AN MDC-T MP has called on government to shut down parliament until it was able to fiancé legislators’ welfare, adding most of them were now living “like beggars” due to continued neglect by government.
Senator for Mutare, Keresencia Chabuka, said during last week’s sitting by the upper house most MPs from outside Harare are often stranded in city hotels for up to weeks after parliament would have adjourned because government would have failed to buy them fuel coupons.
Chabuka said by coming to Parliament, MPs were serving Zimbabweans and must be well taken care of.
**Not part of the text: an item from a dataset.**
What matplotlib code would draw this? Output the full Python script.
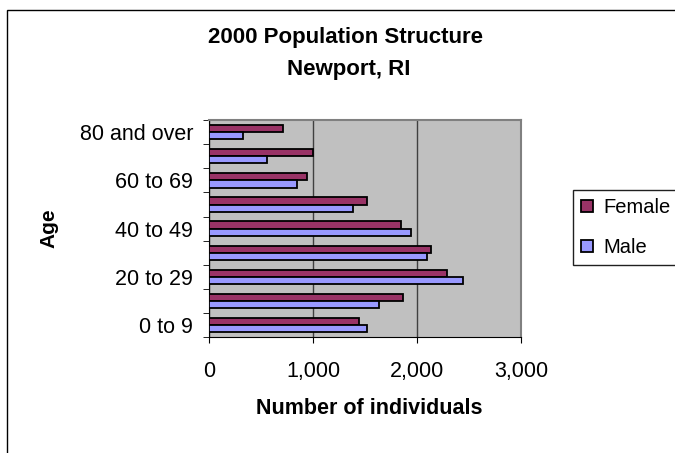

“When we are coming to Parliament, we are coming to perform national duty and when we go back to our homes and constituencies people look forward to benefit from our work,” Chabuka said in a question he was directing at Vice President and leader of the House, Emmerson Mnangagwa.
He continued: “As a government and as the vice president of the country, do you have a way of supporting your Members of Parliament and avoid them from coming into and staying in hotels for about two weeks?
“This is because you deny them fuel to go back to their constituencies.
“We believe that as Leader of the House and Vice President we are living like beggars; we have nothing to take back to our constituents, we have nothing to feed our families and yet we are workers.
“Therefore, I am asking that you take care of our welfare.”
Chabuka called on government to shut down parliament “until we are financially stable and we are able to pay for our welfare”.
In his response, Mnangagwa said he agreed “whole heartedly” with Chabuka.
“We agree whole heartedly with whatever the honourable Senator has raised,” Mnangagwa said.
“We have the welfare of the members of parliament at heart and we wish to support them fully in all their requirements.”
Mnangagwa said treasury had no money to implement MPs welfare programmes.
He added: “…the truth of the matter is that, as a Member Parliament, I could have raised the question on the welfare of Members of Parliament because I am also suffering.”
Local MPs have often been accused for prioritising their own welfare at the expense of those who elected them.
During the tenure of the inclusive government, some MPs were accused of embezzling government funds with which they were entrusted to finance and spearhead development initiatives in their constituencies.
However, there are concerns Parliament’s overreliance on the executive for their upkeep reduces the capacity of the powerful arm of the state to keep check on the same executive.